You can restrict the overall size and depth of a crawl before you start or during your crawl. This is useful to prevent a lot of URL credits being used unintentionally, or to run a discovery crawl, when you first start to crawl a website and don't yet know the optimal settings.
Crawl Depth & Max URL Limits
On step 3 of the crawl setup, you will see a set of options to limit the crawl. The first option is the crawl speed and you can use the slider to select the required speed.
The second option is crawl depth, which allows you to only crawls pages reached within the number of clicks or levels from the starting page. The starting page of a website is level 1. All the pages linked from the start page are level 2. All the pages linked from level 2 are level 3 etc.
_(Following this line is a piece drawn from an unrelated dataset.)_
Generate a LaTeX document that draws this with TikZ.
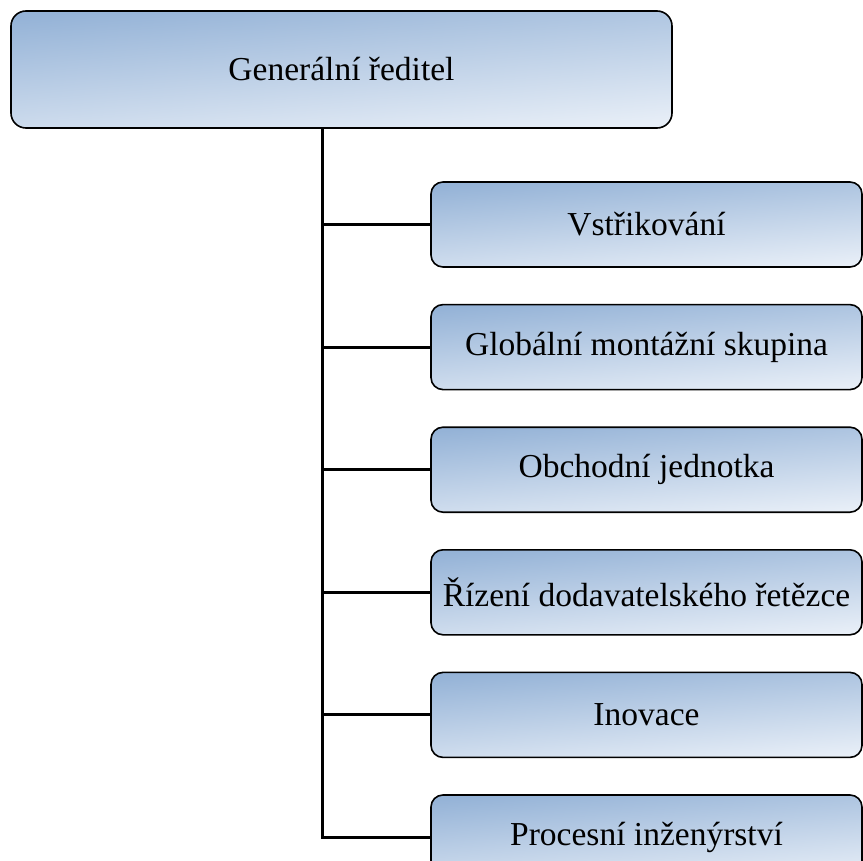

Enter a number between 1 and 1,000 to set the crawl depth.The last option is the pages level limit. The default will be set to ‘1,000’, but if you click on this you will see that it drops down to give a number of preset options to get you started. These settings are fantastic if you’re setting up a crawl quickly and just want to select an approximate number of URLs.
The second option is the URLs Limit. This allows you to specify the maximum amount of URLs to be crawled. This also offers some preset options along with a custom option where you can specify the exact maximum amount of URLs you want to crawl.
Another option, which gives more control and versatility, is to choose the bottom option from the drop-down list, which is ‘Custom’. This will allow you to choose a specific number of URLs.
The crawl will stop after reaching the number of URLs you specify or the depth limit and either finalise or pause depending on your settings. The max URLs per crawl setting in your account can be adjusted, to prevent regular crawls from using excessive credits. Contact support@deepcrawl.com to change it.
Pause & Finalize
Select ‘Finish anyway’ to generate your reports automatically when the crawl limits have been reached. Select ‘If this limit was not enough, notify me’ if you want the option to adjust your crawl settings, resume the crawl or to finalize it when the crawl limits are reached.
It's also worth noting that you can change these settings whilst a crawl is running. It’s not possible to restrict a List or Sitemap crawl based on max pages or max level restrictions. All pages in the list or Sitemaps will be crawled although you can manually pause and finalise at any point.
Page Sampling
It’s possible to limit the number of pages crawled for any page type using the Page Sampling function in Advanced Settings. This is useful if you have a large number of pages with a certain URL type that you know you want to leave out of the crawl e.g. user profile pages. Simply add a regular expression to match the URLs you want to limit and add a % value.
Please note:
- Page sampling is applied to all URLs including redirects
- The ".*" regular expression is being appended by default to the end of Page URL Match so /search will match /search/anything, /search/anything2 etc.
- The actual number of URLs crawled may vary slightly from the limits
- Forward slashes do not need to be escaped with a backslash
- You can match the full URL including http://